Private hospitals ‘biggest factor’ in rise in-patient rehab after TKR: study

Research

By Tessa Hoffman

28 Aug 2018

Private hospitals are encouraging patients to have in-house rehabilitation after total knee replacements because health insurers pay them per-day to deliver it, new research suggests.

But in-hospital rehab offers no benefits over community and home-based options, and the fact almost half of TKR private patients now use it represents ‘low value care’, according to the authors of the study published in the MJA.

The study authors sought to quantify the rate of inpatient rehabilitation and quantify the contribution that hospitals, surgeons and patient-related factors made to it, using five linear progression models in their retrospective analysis of 35,389 Medibank-funded surgeries at 170 private hospitals between 2009-2016.

They found the overall rate for in-patient rehabilitation jumped from 31% to 45% over that period.

This was despite consistent evidence that rehabilitation carried out in hospital was more expensive – one study calculated a mean difference of $9,500 – but no better than when done at home or in the community, and rates of use are declining overseas.

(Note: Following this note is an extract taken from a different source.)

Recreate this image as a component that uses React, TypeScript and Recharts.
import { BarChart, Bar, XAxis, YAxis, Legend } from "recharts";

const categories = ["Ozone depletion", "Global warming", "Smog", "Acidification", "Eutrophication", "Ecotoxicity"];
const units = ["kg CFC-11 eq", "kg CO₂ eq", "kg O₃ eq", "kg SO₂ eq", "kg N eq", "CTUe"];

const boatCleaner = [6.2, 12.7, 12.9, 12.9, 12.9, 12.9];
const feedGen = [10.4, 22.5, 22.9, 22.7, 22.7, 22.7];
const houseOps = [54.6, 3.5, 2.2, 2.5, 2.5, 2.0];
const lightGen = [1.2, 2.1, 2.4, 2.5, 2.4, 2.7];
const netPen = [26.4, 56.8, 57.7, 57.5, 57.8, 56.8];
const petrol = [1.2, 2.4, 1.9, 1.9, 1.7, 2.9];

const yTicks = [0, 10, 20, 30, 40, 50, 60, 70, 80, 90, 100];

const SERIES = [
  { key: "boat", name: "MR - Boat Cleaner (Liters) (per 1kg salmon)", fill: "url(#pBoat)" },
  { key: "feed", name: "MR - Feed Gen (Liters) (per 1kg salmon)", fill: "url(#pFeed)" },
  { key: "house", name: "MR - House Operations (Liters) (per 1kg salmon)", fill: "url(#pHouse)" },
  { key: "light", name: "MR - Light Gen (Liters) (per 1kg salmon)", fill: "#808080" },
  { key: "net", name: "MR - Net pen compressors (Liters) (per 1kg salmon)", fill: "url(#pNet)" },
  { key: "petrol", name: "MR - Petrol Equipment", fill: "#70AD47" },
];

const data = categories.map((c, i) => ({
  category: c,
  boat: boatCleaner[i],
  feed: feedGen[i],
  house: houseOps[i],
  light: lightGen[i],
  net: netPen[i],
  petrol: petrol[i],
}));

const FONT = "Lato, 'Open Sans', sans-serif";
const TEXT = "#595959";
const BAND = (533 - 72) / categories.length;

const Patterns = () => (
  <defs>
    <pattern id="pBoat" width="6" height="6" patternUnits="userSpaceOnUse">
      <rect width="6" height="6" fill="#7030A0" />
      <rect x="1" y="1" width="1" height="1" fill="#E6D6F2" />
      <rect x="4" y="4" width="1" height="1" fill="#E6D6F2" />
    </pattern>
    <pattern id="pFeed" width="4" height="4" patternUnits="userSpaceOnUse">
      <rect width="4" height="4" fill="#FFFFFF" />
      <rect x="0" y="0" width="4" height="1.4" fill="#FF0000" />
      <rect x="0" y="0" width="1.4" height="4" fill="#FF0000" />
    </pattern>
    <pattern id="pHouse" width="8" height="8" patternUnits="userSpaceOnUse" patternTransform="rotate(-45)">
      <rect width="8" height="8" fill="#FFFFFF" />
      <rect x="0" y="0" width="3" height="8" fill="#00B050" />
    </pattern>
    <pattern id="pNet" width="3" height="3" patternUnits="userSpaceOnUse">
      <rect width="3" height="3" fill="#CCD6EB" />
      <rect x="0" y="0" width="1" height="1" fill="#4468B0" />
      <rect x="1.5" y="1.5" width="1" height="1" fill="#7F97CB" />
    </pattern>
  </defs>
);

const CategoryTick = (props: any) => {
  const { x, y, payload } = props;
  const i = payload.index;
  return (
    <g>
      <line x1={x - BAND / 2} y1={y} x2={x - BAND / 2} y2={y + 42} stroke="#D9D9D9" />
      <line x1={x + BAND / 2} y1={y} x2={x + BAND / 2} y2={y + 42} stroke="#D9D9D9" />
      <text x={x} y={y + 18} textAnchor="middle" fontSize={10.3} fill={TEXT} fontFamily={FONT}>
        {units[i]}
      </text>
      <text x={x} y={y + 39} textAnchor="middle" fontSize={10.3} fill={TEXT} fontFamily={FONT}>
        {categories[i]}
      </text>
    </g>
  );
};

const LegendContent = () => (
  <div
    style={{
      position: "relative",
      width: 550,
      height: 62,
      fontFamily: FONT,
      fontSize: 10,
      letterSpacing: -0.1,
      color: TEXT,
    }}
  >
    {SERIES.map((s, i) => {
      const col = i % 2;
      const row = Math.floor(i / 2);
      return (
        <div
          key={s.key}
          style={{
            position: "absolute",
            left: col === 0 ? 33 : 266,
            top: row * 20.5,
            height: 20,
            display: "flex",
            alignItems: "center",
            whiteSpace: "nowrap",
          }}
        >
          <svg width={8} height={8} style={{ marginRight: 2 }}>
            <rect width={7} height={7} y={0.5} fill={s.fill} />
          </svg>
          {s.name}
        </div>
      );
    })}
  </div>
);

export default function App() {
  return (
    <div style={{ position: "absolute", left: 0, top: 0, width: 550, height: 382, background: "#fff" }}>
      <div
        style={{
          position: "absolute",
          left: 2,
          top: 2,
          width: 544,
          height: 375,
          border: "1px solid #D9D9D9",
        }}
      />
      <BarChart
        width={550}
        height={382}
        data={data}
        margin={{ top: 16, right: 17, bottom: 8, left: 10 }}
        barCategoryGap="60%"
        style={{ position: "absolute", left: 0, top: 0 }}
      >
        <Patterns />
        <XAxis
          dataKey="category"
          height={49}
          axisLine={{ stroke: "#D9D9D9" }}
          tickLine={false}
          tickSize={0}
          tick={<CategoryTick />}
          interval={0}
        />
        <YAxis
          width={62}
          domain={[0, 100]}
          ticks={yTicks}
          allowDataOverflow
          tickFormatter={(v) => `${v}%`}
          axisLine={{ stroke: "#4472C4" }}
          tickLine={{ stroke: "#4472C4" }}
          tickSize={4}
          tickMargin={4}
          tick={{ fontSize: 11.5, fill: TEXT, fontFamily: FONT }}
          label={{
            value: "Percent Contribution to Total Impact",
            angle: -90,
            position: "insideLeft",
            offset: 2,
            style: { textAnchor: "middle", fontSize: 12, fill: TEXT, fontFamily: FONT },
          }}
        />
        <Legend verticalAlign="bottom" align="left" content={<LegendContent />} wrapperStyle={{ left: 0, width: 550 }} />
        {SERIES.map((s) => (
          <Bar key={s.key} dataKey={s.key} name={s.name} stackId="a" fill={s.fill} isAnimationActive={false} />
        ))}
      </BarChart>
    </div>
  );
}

The authors found 30% of the rise was due to patient-related factors such as age, socioeconomic status and whether they lived alone. But the most important determinant of whether a patient was admitted to inpatient rehabilitation “was the hospital where the TKR procedure was undertaken”, wrote Dr Chris Schilling (PhD), Associate Director, Economics at KPMG and his co-authors.

“This factor was substantially more important than the clinical profile of the patient, that is the same patient may enter different rehabilitation pathways according to the hospital in which they were operated.”

The study’s modelling results suggested that “hospital related factors (46.9%) made the largest contribution of the factors included to variation in inpatient rehabilitation rates; together with surgeon-related factors (28.5%) and provider-related factors explained three times as much of the variation as patient-related factors (24.6%).

The authors said the private health insurance industry played a role in the rise, through offering hospitals a per-day payment for each day of in-patient rehabilitation, on top of the fee for initial surgery.

They concluded that the net result was low-value care for Australians.

“From a hospital perspective, offering a service that delivers benefits to patients for which it is well remunerated is consequently attracted. However, it is less so from a public health perspective,” they wrote, citing an editorial published in the MJA that argued inpatient rehabilitation had become an industry whose cost is not justified by better outcomes.”

The authors noted there were no clinical guidelines about best-practice rehabilitation after TKR, and no consensus on the ideal rate of inpatient rehabilitation.

“But the public health system rate in Australia of 17%, rates under 11% in the United States and Canada, and the clinical evidence discussed above suggest that the private inpatient rehabilitation rate in Australia of 45% is too high,” they wrote.

“Reducing low value care will require system-level changes to guidelines and incentives for hospitals, as hospital-related factors are the major driver in inpatient rehabilitation practices.”